● Material

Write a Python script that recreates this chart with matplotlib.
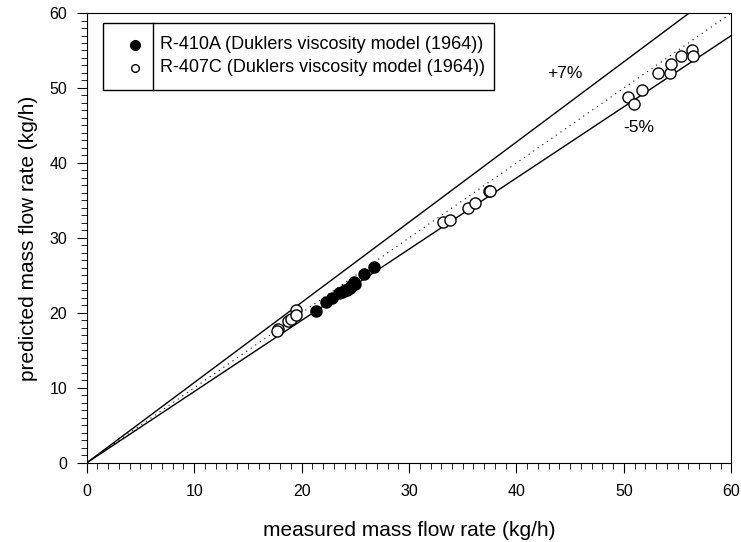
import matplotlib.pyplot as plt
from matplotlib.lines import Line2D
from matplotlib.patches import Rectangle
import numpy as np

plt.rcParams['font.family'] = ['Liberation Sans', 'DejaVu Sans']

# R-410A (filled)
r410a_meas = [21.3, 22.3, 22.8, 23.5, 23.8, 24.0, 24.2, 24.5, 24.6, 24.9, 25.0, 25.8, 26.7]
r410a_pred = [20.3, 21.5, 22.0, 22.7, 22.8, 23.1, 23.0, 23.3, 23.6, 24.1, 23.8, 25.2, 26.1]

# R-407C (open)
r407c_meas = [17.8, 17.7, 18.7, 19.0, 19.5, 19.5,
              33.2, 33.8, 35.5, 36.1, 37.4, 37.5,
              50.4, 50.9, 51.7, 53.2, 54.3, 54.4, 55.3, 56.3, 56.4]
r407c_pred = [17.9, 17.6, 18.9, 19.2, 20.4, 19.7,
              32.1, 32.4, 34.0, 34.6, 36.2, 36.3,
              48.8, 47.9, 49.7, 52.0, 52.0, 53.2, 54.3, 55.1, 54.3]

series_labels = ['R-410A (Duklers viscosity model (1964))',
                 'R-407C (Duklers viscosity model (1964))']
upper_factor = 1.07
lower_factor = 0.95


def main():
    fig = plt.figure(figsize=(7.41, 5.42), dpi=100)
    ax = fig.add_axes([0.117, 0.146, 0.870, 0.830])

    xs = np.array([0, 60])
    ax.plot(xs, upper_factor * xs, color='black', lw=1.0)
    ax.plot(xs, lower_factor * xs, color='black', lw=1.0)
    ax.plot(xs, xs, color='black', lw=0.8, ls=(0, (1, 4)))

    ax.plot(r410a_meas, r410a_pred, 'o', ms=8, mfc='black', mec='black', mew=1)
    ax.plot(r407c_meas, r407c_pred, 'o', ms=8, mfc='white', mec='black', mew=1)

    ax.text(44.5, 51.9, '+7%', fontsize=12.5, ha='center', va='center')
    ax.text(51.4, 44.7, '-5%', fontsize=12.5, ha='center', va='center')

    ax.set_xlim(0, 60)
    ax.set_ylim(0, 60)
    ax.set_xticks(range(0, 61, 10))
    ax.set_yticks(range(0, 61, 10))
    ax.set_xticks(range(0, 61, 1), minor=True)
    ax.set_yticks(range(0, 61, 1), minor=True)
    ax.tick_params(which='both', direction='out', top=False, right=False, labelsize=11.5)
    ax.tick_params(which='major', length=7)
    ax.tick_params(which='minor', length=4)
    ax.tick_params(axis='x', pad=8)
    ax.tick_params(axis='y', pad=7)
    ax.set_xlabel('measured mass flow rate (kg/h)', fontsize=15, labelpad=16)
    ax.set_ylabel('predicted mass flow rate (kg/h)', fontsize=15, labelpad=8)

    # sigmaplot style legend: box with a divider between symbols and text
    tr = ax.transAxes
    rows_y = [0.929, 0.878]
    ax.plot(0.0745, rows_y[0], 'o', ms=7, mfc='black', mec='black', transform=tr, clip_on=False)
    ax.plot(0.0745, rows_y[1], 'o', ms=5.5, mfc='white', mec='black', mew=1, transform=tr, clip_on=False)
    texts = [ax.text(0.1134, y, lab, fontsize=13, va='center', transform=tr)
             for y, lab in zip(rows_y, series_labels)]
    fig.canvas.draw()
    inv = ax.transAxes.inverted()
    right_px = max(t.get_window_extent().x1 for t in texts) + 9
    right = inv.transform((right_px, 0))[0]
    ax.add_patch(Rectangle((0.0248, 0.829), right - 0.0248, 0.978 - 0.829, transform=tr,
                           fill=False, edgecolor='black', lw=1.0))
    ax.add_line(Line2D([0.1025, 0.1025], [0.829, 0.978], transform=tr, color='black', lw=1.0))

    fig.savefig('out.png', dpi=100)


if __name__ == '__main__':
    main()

● Directions for this task
Reproduce the data above word for word from its first line through the line that holds "48.8, 47.9, 49.7, 52.0, 52.0, 53.2, 54.3, 55.1, 54.3]", both ends included; skip pictures.

● Exercise solution
Write a Python script that recreates this chart with matplotlib.
import matplotlib.pyplot as plt
from matplotlib.lines import Line2D
from matplotlib.patches import Rectangle
import numpy as np

plt.rcParams['font.family'] = ['Liberation Sans', 'DejaVu Sans']

# R-410A (filled)
r410a_meas = [21.3, 22.3, 22.8, 23.5, 23.8, 24.0, 24.2, 24.5, 24.6, 24.9, 25.0, 25.8, 26.7]
r410a_pred = [20.3, 21.5, 22.0, 22.7, 22.8, 23.1, 23.0, 23.3, 23.6, 24.1, 23.8, 25.2, 26.1]

# R-407C (open)
r407c_meas = [17.8, 17.7, 18.7, 19.0, 19.5, 19.5,
              33.2, 33.8, 35.5, 36.1, 37.4, 37.5,
              50.4, 50.9, 51.7, 53.2, 54.3, 54.4, 55.3, 56.3, 56.4]
r407c_pred = [17.9, 17.6, 18.9, 19.2, 20.4, 19.7,
              32.1, 32.4, 34.0, 34.6, 36.2, 36.3,
              48.8, 47.9, 49.7, 52.0, 52.0, 53.2, 54.3, 55.1, 54.3]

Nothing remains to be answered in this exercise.